Plum Sykes signing books recently during an event at the Boston Burberry store.
Congratulations on your latest novel – and it’s a mystery! Plum Sykes: Thank you. I didn’t know if I could plot a murder mystery. Could I write a social commentary that would make readers laugh and smile – but still have murder in it? I taught myself. It was really fun.
What is your writing regimen? PS: I do it first thing in the morning. I get up around 6am. I write in my office. In the afternoon, I make sure to do something different – go to the gym, ride my horse, or take a walk outside. I make sure to never sit down at my desk unless I know I am going to write.
You have had such a glamorous life: Vogue fashion editor and now a bestselling author. PS: It was all by accident. I was never someone who had a plan. I had dreams. My mother told me to do what you love. Well, I loved fashion and I loved writing.
How did you nail the chick lit genre? You were a best-selling author right out of the gate. PS: Actually, my first novel, Bergdorf Blondes, I wrote that for myself. It was right after 9/11, and I did it to cheer myself up. I was about New York socialites, and believe me they are funny. I didn’t expect any readers.
Tell us about your new book Party Girls Die in Pearls. PS: It has some really fun elements: college, a fabulous social scene and romance. I went back to Oxford to meet with students and wander around.

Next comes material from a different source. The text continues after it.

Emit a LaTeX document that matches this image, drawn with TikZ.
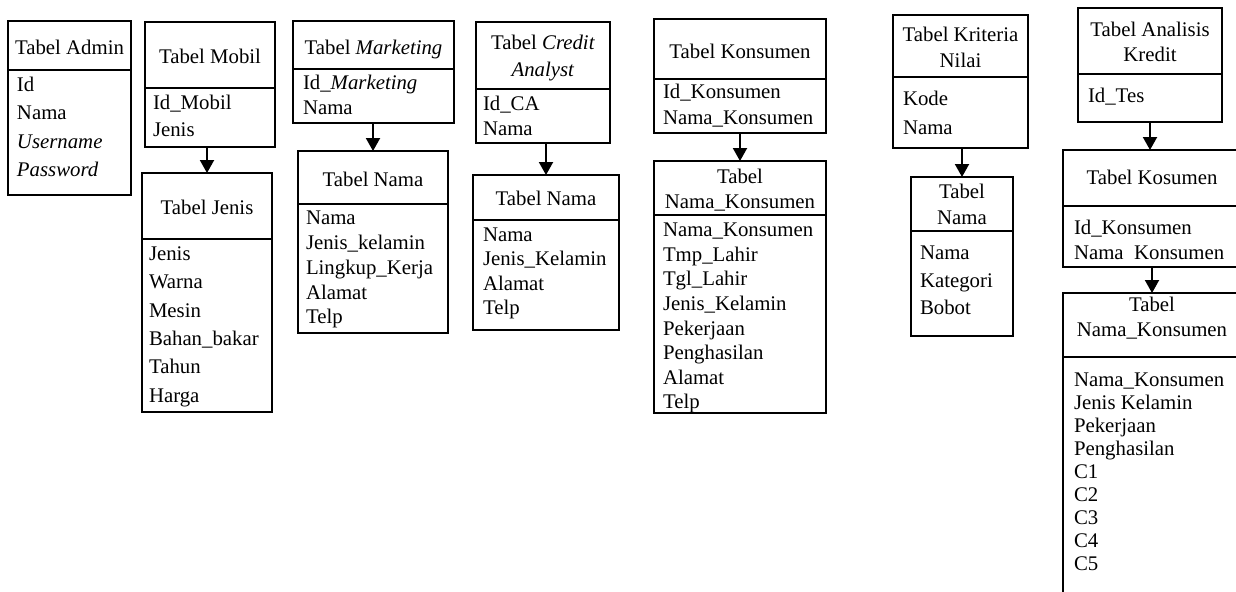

I had total access, so I would read the old student newspapers and the gossip columns. In the 80s, there were iconic people there: Hugh Grant, Amanda Hartnett and Charles Spencer. Tons of parties, always white tie. There was lots of great inspiration for my research.
Who are your readers? PS: OH, they are really fun! They are young women, and by young, I mean young at heart. I love my readers. I am obsessed with them. All I want to do is amuse people
You recently were very open about your history with anxiety and endometriosis… PS: Yes, it’s funny, a few years ago I may not have admitted all of it. On the outside, it was a little too perfect. The truth was, I had terrible battles with anxiety and endometriosis. They both are a problem for young women. I found a wonderful help through an anxiety expert named Charles Linden. I wanted to help others.
What are your favorite spots in Boston? PS: I absolutely love Boston. It is so civilized and nice. It’s so preppy, I suppose. I love the Isabella Stewart Gardner Museum a lot. Next time, I want to visit Harvard.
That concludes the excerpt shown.